PROBLEM: Quote every line below exactly and skip any picture.

INFORMATION SUPPLIED:
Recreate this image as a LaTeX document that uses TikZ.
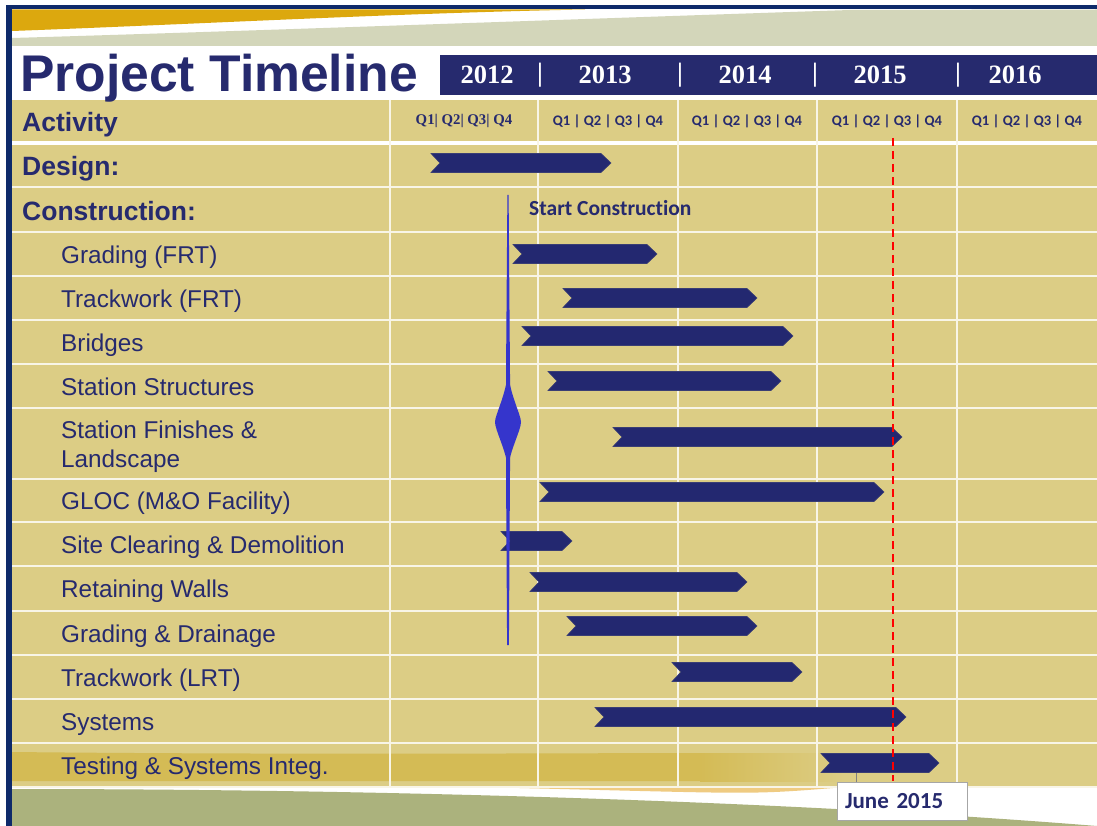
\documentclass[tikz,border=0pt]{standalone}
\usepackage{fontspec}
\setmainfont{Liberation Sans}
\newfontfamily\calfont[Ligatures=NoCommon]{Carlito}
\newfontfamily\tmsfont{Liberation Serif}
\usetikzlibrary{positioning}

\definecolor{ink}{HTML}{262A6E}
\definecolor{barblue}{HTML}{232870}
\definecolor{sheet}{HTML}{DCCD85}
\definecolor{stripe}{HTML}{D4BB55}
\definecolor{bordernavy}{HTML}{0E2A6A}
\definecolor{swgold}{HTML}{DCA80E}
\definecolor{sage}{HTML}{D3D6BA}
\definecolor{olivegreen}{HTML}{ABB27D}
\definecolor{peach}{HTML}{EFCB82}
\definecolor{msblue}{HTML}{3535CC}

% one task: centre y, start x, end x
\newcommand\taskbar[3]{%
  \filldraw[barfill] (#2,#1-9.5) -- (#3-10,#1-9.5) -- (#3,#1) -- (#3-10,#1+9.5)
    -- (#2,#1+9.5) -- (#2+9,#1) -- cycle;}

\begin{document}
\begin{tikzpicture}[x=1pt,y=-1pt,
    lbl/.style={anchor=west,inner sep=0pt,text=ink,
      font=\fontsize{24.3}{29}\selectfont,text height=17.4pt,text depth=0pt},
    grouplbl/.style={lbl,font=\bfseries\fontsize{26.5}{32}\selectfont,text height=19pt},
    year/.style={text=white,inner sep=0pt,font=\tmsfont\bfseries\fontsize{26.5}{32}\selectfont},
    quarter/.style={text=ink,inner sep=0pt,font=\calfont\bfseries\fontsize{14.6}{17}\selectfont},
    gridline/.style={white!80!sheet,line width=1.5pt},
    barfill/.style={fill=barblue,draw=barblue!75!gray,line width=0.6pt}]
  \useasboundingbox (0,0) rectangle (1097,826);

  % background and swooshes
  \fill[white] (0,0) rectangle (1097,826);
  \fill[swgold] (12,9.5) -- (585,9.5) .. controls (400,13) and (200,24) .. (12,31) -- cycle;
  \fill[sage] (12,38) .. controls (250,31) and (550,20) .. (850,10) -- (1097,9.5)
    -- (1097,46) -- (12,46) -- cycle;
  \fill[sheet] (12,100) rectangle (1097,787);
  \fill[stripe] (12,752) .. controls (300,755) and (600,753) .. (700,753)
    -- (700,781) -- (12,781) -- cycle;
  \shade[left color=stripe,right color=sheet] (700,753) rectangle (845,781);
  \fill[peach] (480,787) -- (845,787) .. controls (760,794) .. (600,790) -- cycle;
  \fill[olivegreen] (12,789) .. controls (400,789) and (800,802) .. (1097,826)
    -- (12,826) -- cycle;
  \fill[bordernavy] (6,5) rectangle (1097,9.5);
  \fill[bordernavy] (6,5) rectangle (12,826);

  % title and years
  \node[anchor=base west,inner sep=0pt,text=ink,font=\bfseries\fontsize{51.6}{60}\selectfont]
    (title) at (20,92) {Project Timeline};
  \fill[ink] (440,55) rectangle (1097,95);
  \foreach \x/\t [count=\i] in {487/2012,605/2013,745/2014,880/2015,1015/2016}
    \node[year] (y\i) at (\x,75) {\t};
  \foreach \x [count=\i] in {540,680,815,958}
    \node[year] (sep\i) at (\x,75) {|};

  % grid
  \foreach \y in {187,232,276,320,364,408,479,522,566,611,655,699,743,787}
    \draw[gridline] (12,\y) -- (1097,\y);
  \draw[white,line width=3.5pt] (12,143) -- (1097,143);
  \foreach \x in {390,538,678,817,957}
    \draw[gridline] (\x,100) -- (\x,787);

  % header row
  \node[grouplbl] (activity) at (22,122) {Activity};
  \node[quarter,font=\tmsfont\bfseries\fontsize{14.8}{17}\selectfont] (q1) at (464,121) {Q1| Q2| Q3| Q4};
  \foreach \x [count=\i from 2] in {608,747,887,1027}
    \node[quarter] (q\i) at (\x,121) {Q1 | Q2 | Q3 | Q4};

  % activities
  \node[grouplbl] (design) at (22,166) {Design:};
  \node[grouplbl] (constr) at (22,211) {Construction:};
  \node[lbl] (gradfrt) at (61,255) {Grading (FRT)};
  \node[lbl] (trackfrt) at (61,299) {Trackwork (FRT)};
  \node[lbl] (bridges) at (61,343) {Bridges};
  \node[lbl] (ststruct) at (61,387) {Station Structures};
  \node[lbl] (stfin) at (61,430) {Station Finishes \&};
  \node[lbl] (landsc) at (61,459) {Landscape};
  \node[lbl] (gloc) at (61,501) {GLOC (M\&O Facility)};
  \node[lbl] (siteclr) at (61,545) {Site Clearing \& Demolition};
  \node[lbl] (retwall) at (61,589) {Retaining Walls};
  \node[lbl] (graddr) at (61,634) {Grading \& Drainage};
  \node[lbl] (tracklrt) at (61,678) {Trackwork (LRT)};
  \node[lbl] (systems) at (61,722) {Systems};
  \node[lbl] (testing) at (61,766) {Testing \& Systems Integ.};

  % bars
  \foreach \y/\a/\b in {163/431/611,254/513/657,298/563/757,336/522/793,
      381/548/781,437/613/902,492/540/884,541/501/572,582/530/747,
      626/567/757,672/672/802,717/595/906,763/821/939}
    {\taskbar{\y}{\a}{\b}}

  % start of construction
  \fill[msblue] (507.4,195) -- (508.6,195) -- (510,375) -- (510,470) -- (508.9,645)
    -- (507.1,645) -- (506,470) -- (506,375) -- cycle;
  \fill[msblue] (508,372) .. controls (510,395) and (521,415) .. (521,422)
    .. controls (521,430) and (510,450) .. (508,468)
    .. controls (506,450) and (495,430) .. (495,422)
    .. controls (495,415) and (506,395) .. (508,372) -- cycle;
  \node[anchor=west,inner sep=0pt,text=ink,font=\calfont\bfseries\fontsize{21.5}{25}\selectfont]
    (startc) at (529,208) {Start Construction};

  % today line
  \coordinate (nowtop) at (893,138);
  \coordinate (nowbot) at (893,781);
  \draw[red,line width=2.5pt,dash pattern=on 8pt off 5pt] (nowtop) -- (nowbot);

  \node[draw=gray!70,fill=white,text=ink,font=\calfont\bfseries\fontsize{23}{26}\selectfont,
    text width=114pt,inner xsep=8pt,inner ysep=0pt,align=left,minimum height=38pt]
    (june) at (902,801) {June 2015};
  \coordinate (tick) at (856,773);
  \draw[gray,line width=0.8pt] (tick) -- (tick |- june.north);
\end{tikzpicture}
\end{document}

TASK ANSWER:
Recreate this image as a LaTeX document that uses TikZ.
\documentclass[tikz,border=0pt]{standalone}
\usepackage{fontspec}
\setmainfont{Liberation Sans}
\newfontfamily\calfont[Ligatures=NoCommon]{Carlito}
\newfontfamily\tmsfont{Liberation Serif}
\usetikzlibrary{positioning}

\definecolor{ink}{HTML}{262A6E}
\definecolor{barblue}{HTML}{232870}
\definecolor{sheet}{HTML}{DCCD85}
\definecolor{stripe}{HTML}{D4BB55}
\definecolor{bordernavy}{HTML}{0E2A6A}
\definecolor{swgold}{HTML}{DCA80E}
\definecolor{sage}{HTML}{D3D6BA}
\definecolor{olivegreen}{HTML}{ABB27D}
\definecolor{peach}{HTML}{EFCB82}
\definecolor{msblue}{HTML}{3535CC}

% one task: centre y, start x, end x
\newcommand\taskbar[3]{%
  \filldraw[barfill] (#2,#1-9.5) -- (#3-10,#1-9.5) -- (#3,#1) -- (#3-10,#1+9.5)
    -- (#2,#1+9.5) -- (#2+9,#1) -- cycle;}

\begin{document}
\begin{tikzpicture}[x=1pt,y=-1pt,
    lbl/.style={anchor=west,inner sep=0pt,text=ink,
      font=\fontsize{24.3}{29}\selectfont,text height=17.4pt,text depth=0pt},
    grouplbl/.style={lbl,font=\bfseries\fontsize{26.5}{32}\selectfont,text height=19pt},
    year/.style={text=white,inner sep=0pt,font=\tmsfont\bfseries\fontsize{26.5}{32}\selectfont},
    quarter/.style={text=ink,inner sep=0pt,font=\calfont\bfseries\fontsize{14.6}{17}\selectfont},
    gridline/.style={white!80!sheet,line width=1.5pt},
    barfill/.style={fill=barblue,draw=barblue!75!gray,line width=0.6pt}]
  \useasboundingbox (0,0) rectangle (1097,826);

  % background and swooshes
  \fill[white] (0,0) rectangle (1097,826);
  \fill[swgold] (12,9.5) -- (585,9.5) .. controls (400,13) and (200,24) .. (12,31) -- cycle;
  \fill[sage] (12,38) .. controls (250,31) and (550,20) .. (850,10) -- (1097,9.5)
    -- (1097,46) -- (12,46) -- cycle;
  \fill[sheet] (12,100) rectangle (1097,787);
  \fill[stripe] (12,752) .. controls (300,755) and (600,753) .. (700,753)
    -- (700,781) -- (12,781) -- cycle;
  \shade[left color=stripe,right color=sheet] (700,753) rectangle (845,781);
  \fill[peach] (480,787) -- (845,787) .. controls (760,794) .. (600,790) -- cycle;
  \fill[olivegreen] (12,789) .. controls (400,789) and (800,802) .. (1097,826)
    -- (12,826) -- cycle;
  \fill[bordernavy] (6,5) rectangle (1097,9.5);
  \fill[bordernavy] (6,5) rectangle (12,826);

  % title and years
  \node[anchor=base west,inner sep=0pt,text=ink,font=\bfseries\fontsize{51.6}{60}\selectfont]
    (title) at (20,92) {Project Timeline};
  \fill[ink] (440,55) rectangle (1097,95);
  \foreach \x/\t [count=\i] in {487/2012,605/2013,745/2014,880/2015,1015/2016}
    \node[year] (y\i) at (\x,75) {\t};
  \foreach \x [count=\i] in {540,680,815,958}
    \node[year] (sep\i) at (\x,75) {|};

  % grid
  \foreach \y in {187,232,276,320,364,408,479,522,566,611,655,699,743,787}
    \draw[gridline] (12,\y) -- (1097,\y);
  \draw[white,line width=3.5pt] (12,143) -- (1097,143);
  \foreach \x in {390,538,678,817,957}
    \draw[gridline] (\x,100) -- (\x,787);

  % header row
  \node[grouplbl] (activity) at (22,122) {Activity};
  \node[quarter,font=\tmsfont\bfseries\fontsize{14.8}{17}\selectfont] (q1) at (464,121) {Q1| Q2| Q3| Q4};
  \foreach \x [count=\i from 2] in {608,747,887,1027}
    \node[quarter] (q\i) at (\x,121) {Q1 | Q2 | Q3 | Q4};

  % activities
  \node[grouplbl] (design) at (22,166) {Design:};
  \node[grouplbl] (constr) at (22,211) {Construction:};
  \node[lbl] (gradfrt) at (61,255) {Grading (FRT)};
  \node[lbl] (trackfrt) at (61,299) {Trackwork (FRT)};
  \node[lbl] (bridges) at (61,343) {Bridges};
  \node[lbl] (ststruct) at (61,387) {Station Structures};
  \node[lbl] (stfin) at (61,430) {Station Finishes \&};
  \node[lbl] (landsc) at (61,459) {Landscape};
  \node[lbl] (gloc) at (61,501) {GLOC (M\&O Facility)};
  \node[lbl] (siteclr) at (61,545) {Site Clearing \& Demolition};
  \node[lbl] (retwall) at (61,589) {Retaining Walls};
  \node[lbl] (graddr) at (61,634) {Grading \& Drainage};
  \node[lbl] (tracklrt) at (61,678) {Trackwork (LRT)};
  \node[lbl] (systems) at (61,722) {Systems};
  \node[lbl] (testing) at (61,766) {Testing \& Systems Integ.};

  % bars
  \foreach \y/\a/\b in {163/431/611,254/513/657,298/563/757,336/522/793,
      381/548/781,437/613/902,492/540/884,541/501/572,582/530/747,
      626/567/757,672/672/802,717/595/906,763/821/939}
    {\taskbar{\y}{\a}{\b}}

  % start of construction
  \fill[msblue] (507.4,195) -- (508.6,195) -- (510,375) -- (510,470) -- (508.9,645)
    -- (507.1,645) -- (506,470) -- (506,375) -- cycle;
  \fill[msblue] (508,372) .. controls (510,395) and (521,415) .. (521,422)
    .. controls (521,430) and (510,450) .. (508,468)
    .. controls (506,450) and (495,430) .. (495,422)
    .. controls (495,415) and (506,395) .. (508,372) -- cycle;
  \node[anchor=west,inner sep=0pt,text=ink,font=\calfont\bfseries\fontsize{21.5}{25}\selectfont]
    (startc) at (529,208) {Start Construction};

  % today line
  \coordinate (nowtop) at (893,138);
  \coordinate (nowbot) at (893,781);
  \draw[red,line width=2.5pt,dash pattern=on 8pt off 5pt] (nowtop) -- (nowbot);

  \node[draw=gray!70,fill=white,text=ink,font=\calfont\bfseries\fontsize{23}{26}\selectfont,
    text width=114pt,inner xsep=8pt,inner ysep=0pt,align=left,minimum height=38pt]
    (june) at (902,801) {June 2015};
  \coordinate (tick) at (856,773);
  \draw[gray,line width=0.8pt] (tick) -- (tick |- june.north);
\end{tikzpicture}
\end{document}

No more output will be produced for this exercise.